Description
In dieser Folge von Angelesen, dem Buchjournal des Zentrums für Militärgeschichte und Sozialwissenschaften der Bundeswehr, stellen wir das "Handbuch Innere Führung" in seiner Ursprungsfassung vor. Das Werk erschien im Jahr 1957. Es wurde letztmalig 1972 in fünfter unveränderter Auflage in der Bundeswehr verteilt.
Die Entstehungsbedingungen des „gelben Buchs“ (Koller) waren 1956/57 nicht einfach, die gestellte Aufgabe nicht weniger. Für den Aufbau der Bundeswehr war ein Tempo angesetzt, das die Zeit der Heeresvermehrung in den 30er Jahren noch übertraf.

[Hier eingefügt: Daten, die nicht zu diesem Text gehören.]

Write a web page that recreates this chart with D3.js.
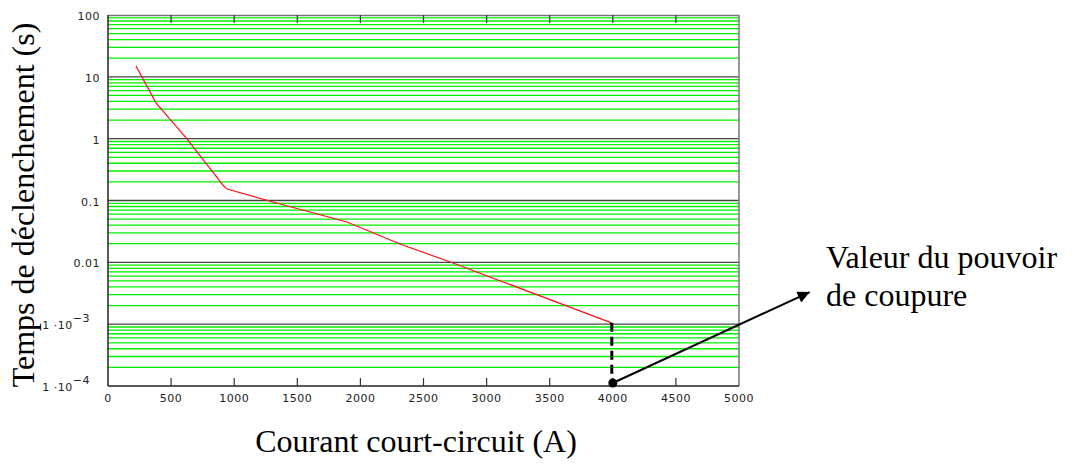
<!DOCTYPE html>
<html><head><meta charset="utf-8">
<script src="https://cdn.jsdelivr.net/npm/d3@7"></script>
<style>html,body{margin:0;padding:0;background:#fff;}</style>
</head><body>
<svg id="c" width="1074" height="472"></svg>
<script>
// ---- data ----
const xTickValues = [0, 500, 1000, 1500, 2000, 2500, 3000, 3500, 4000, 4500, 5000];
const yTickValues = [1e-4, 1e-3, 0.01, 0.1, 1, 10, 100];
const yTickMain = ["1 \u00b710", "1 \u00b710", "0.01", "0.1", "1", "10", "100"];
const yTickExp = ["\u22124", "\u22123", "", "", "", "", ""];
const curveCurrent = [222, 380, 624, 911, 943, 1307, 1894, 2314, 2734, 3990];
const curveTime = [15, 3.8, 1.0, 0.178, 0.153, 0.0946, 0.0449, 0.0198, 0.00975, 0.00105];
const breakingCurrent = 4000;
const breakingTimeTop = 0.00105;
const arrowTarget = [5560, 0.0033];
const yTitle = "Temps de d\u00e9clenchement (s)";
const xTitle = "Courant court-circuit (A)";
const noteLines = ["Valeur du pouvoir", "de coupure"];

// ---- layout ----
const L = 108, R = 739, T = 15, B = 386;
const svg = d3.select("#c");
const x = d3.scaleLinear().domain([0, 5000]).range([L, R]);
const y = d3.scaleLog().domain([1e-4, 100]).range([B, T]);

// minor gridlines
const minor = [];
for (let e = -4; e < 2; e++) for (let k = 2; k <= 9; k++) minor.push(k * Math.pow(10, e));
svg.append("g").selectAll("line").data(minor).join("line")
  .attr("x1", L).attr("x2", R)
  .attr("y1", d => y(d)).attr("y2", d => y(d))
  .attr("stroke", "#00f000").attr("stroke-width", 1.3);

// decade lines
svg.append("g").selectAll("line").data(yTickValues.slice(1, -1)).join("line")
  .attr("x1", L).attr("x2", R)
  .attr("y1", d => y(d)).attr("y2", d => y(d))
  .attr("stroke", "#444").attr("stroke-width", 1.4);

// frame
svg.append("line").attr("x1", L).attr("x2", R).attr("y1", T + 0.5).attr("y2", T + 0.5).attr("stroke", "#777").attr("stroke-width", 1.5);
svg.append("line").attr("x1", R).attr("x2", R).attr("y1", T).attr("y2", B).attr("stroke", "#777").attr("stroke-width", 1.5);
svg.append("line").attr("x1", L).attr("x2", L).attr("y1", T).attr("y2", B).attr("stroke", "#222").attr("stroke-width", 1.5);
svg.append("line").attr("x1", L).attr("x2", R).attr("y1", B).attr("y2", B).attr("stroke", "#222").attr("stroke-width", 1.5);

// ticks top and bottom
const inner = xTickValues.slice(1, -1);
svg.append("g").selectAll("line").data(inner).join("line")
  .attr("x1", d => x(d)).attr("x2", d => x(d)).attr("y1", T).attr("y2", T + 8)
  .attr("stroke", "#333").attr("stroke-width", 1.2);
svg.append("g").selectAll("line").data(inner).join("line")
  .attr("x1", d => x(d)).attr("x2", d => x(d)).attr("y1", B).attr("y2", B - 8)
  .attr("stroke", "#333").attr("stroke-width", 1.2);

// x tick labels
svg.append("g").selectAll("text").data(xTickValues).join("text")
  .attr("x", d => x(d)).attr("y", 402).attr("text-anchor", "middle")
  .attr("font-family", "DejaVu Sans").attr("font-size", 11).attr("letter-spacing", 0.5).attr("fill", "#222")
  .text(d => d);

// y tick labels
const yl = svg.append("g").selectAll("text").data(yTickValues).join("text")
  .attr("x", (d, i) => yTickExp[i] ? 90 : 100)
  .attr("y", d => y(d) + 5).attr("text-anchor", "end")
  .attr("font-family", "DejaVu Sans").attr("font-size", 11).attr("letter-spacing", 0.5).attr("fill", "#222");
yl.append("tspan").text((d, i) => yTickMain[i]);
yl.append("tspan").attr("dy", -7).text((d, i) => yTickExp[i]);

// curve
const pts = curveCurrent.map((c, i) => [c, curveTime[i]]);
svg.append("path").datum(pts)
  .attr("d", d3.line().x(d => x(d[0])).y(d => y(d[1])))
  .attr("fill", "none").attr("stroke", "#ff1010").attr("stroke-width", 1.2);

// breaking capacity dashed line and dot
svg.append("line").attr("x1", x(breakingCurrent) - 1).attr("x2", x(breakingCurrent) - 1)
  .attr("y1", y(breakingTimeTop)).attr("y2", y(1e-4) - 3)
  .attr("stroke", "#000").attr("stroke-width", 3).attr("stroke-dasharray", "9,5");

// arrow
svg.append("defs").append("marker").attr("id", "ah").attr("viewBox", "0 0 10 10")
  .attr("refX", 10).attr("refY", 5).attr("markerWidth", 16).attr("markerHeight", 12)
  .attr("markerUnits", "userSpaceOnUse").attr("orient", "auto")
  .append("path").attr("d", "M0,0L10,5L0,10Z").attr("fill", "#000");
svg.append("line").attr("x1", x(breakingCurrent)).attr("y1", y(1e-4) - 3)
  .attr("x2", x(arrowTarget[0])).attr("y2", y(arrowTarget[1]))
  .attr("stroke", "#000").attr("stroke-width", 2).attr("marker-end", "url(#ah)");
svg.append("circle").attr("cx", x(breakingCurrent)).attr("cy", y(1e-4) - 3).attr("r", 4.5).attr("fill", "#000");

// annotation text
svg.append("g").selectAll("text").data(noteLines).join("text")
  .attr("x", 826).attr("y", (d, i) => 268 + i * 38)
  .attr("font-family", "Liberation Serif").attr("font-size", 32).attr("fill", "#000")
  .text(d => d);

// axis titles
svg.append("text").attr("transform", "translate(34,205) rotate(-90)").attr("text-anchor", "middle")
  .attr("font-family", "Liberation Serif").attr("font-size", 32).attr("fill", "#000").text(yTitle);
svg.append("text").attr("x", 416).attr("y", 452).attr("text-anchor", "middle")
  .attr("font-family", "Liberation Serif").attr("font-size", 32).attr("fill", "#000").text(xTitle);
</script>
</body></html>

Alles geschah gleichzeitig – Wehrgesetzgebung, Organisationsaufbau und Aufstellung. Was man glaubte entbehren zu können, wurde gekürzt und vertagt. Dazu gehörte, trotz anderslautender Bekenntnisse, die Gründlichkeit der Führerausbildung, die Ausgestaltung der Inneren Ordnung und damit die Über- und Umsetzung der Leitvorstellungen der neuen Konzeption Innere Führung, die im Amt Blank entwickelt worden war. Vorschriften und Ausbildungshilfen waren Mangelware.
Hier sprang das „Handbuch“ ein. Darin waren Texte versammelt, die auf Referate der ersten Offizierlehrgänge zurückgriffen oder noch ausstehende Vorschriften erläuterten. Mit Beiträgen über den Eid, das Leitbild des Staatsbürgers in Uniform, die soldatische Tradition und den 20. Juli 1944 steuerte Graf Baudissin knapp die Hälfte des Bandes bei. Andere Beiträge befassten sich mit den Leitsätzen für Menschenführer, Gruppenselbstarbeit, Truppen-Information und Truppen-Betreuung. Heraus kam – so der Untertitel – eine „Hilfe zur Klärung der Begriffe“, die sich im Grundsätzlichen bewegte, aber auch handfeste Handlungsanweisungen, Führungshilfen und Erfahrungswissen anbot.
FazitNicht nur die Form des „Handbuchs“ war anders als gewohnt, auch der Inhalt barg seinerzeit Sprengstoff. Der Denk- und Handlungsanleitung, die die Militärreformer den Soldaten vorlegten, lag eine Kernthese zugrunde: Militärische Schlagkraft, soldatische Professionalität und demokratische Lebensform sind vereinbar: „Verteidigungswert ist, was lebenswert ist.“ Damit war der Rechtsstatus des Soldaten als Staatsbürger gemeint, aber auch die Ausgestaltung des militärischen Erfahrungsraums, die Dienstgestaltung und das Vorgesetztenverhältnis, die Kräftigung von Teamgeist und Mitwirkung. Ziel war ein „freiheitliches Binnengefüge“ der neuen Armee, in der sich Rechte und Pflichten, Hierarchie und Partnerschaft die Waage halten. Beflügelt wurde dieser Ansatz von der Überzeugung, dass parlamentarische Demokratie, industrielle Arbeitsbeziehungen, liberale Gesellschaft und eine moderne Militärverfassung einander nicht ausschließen. Das „Handbuch“ sprach eine deutliche Sprache, wenn es unterstrich, dass „sittliche, geistige und seelische Kräfte mehr noch als fachliches Können den Wert des Soldaten in Frieden und Krieg bestimmen.“ Der Soldat konnte „eingebürgert“ werden, ohne an „abwehrbereiter Kriegstüchtigkeit“ zu verlieren. Es wäre eine lohnende Herausforderung, die heute zwischen Gesellschaft, Politik und Militär bestehenden Synergien mit der gleichen Ernsthaftigkeit zu entfalten!